As mentioned in the previous answer, the difference comes down to a difference in scaling, i.e., different estimators for the standard deviation of the errors. Sources for the difference are (1) scaling by $n-k$ (the unbiased OLS estimator) vs. scaling by $n$ (the biased ML estimator), and (2) using the estimator under the null hypothesis or alternative.

The likelihood ratio test implemented in lrtest() uses the ML estimator for each model separately while anova(..., test = "LRT") uses the OLS estimator under the alternative.

sd_ols <- function(object) sqrt(sum(residuals(object)^2)/df.residual(object))
sd_mle <- function(object) sqrt(mean(residuals(object)^2))
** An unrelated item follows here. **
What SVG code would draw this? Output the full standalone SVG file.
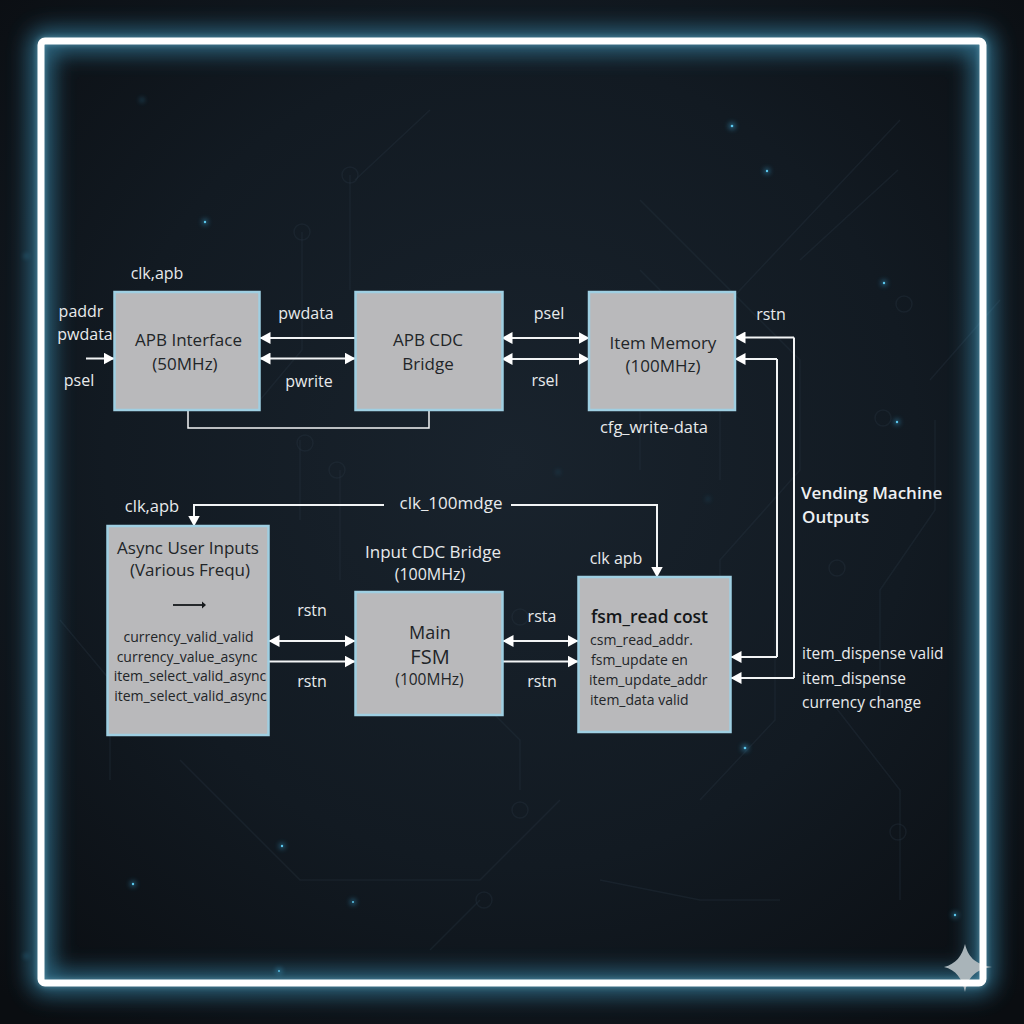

Then the statistic that lrtest() computes is

ll <- function(object, sd) sum(dnorm(model.response(model.frame(object)),
  mean = fitted(object), sd = sd, log = TRUE))
-2 * (ll(base, sd_mle(base)) - ll(full, sd_mle(full)))
## [1] 0.266047

anova(..., test = "LRT") on the other hand uses

-2 * (ll(base, sd_ols(full)) - ll(full, sd_ols(full)))
## [1] 0.2644859

Under the null hypothesis both are asymptotically equivalent, of course, but in finite samples there is a small difference.

Achim Zeileis
  • 13,510
  • 1
  • 29
  • 53
  • 1
    Thanks for the answer. So, can we say that one variant is better than the other? Can I use the anova-test without concerns? – Funkwecker Oct 07 '16 at 09:38
  • 1
    I don't know any theoretical results concerning this question but I wouldn't be surprised if the OLS variant performs slightly better in small samples with Gaussian errors. But already in moderately large samples the differences should be negligible. – Achim Zeileis Oct 07 '16 at 16:35
10

The test statistics is derived differently. anova.lmlist uses the scaled difference of the residual sum of squares:

anova(base, full, test="LRT")
#  Res.Df    RSS Df Sum of Sq Pr(>Chi)
#1    995 330.29                      
#2    994 330.20  1   0.08786   0.6071

vals <- (sum(residuals(base)^2) - sum(residuals(full)^2))/sum(residuals(full)^2) * full$df.residual 
pchisq(vals, df.diff, lower.tail = FALSE)
#[1] 0.6070549
Roland
  • 5,758
  • 1
  • 28
  • 60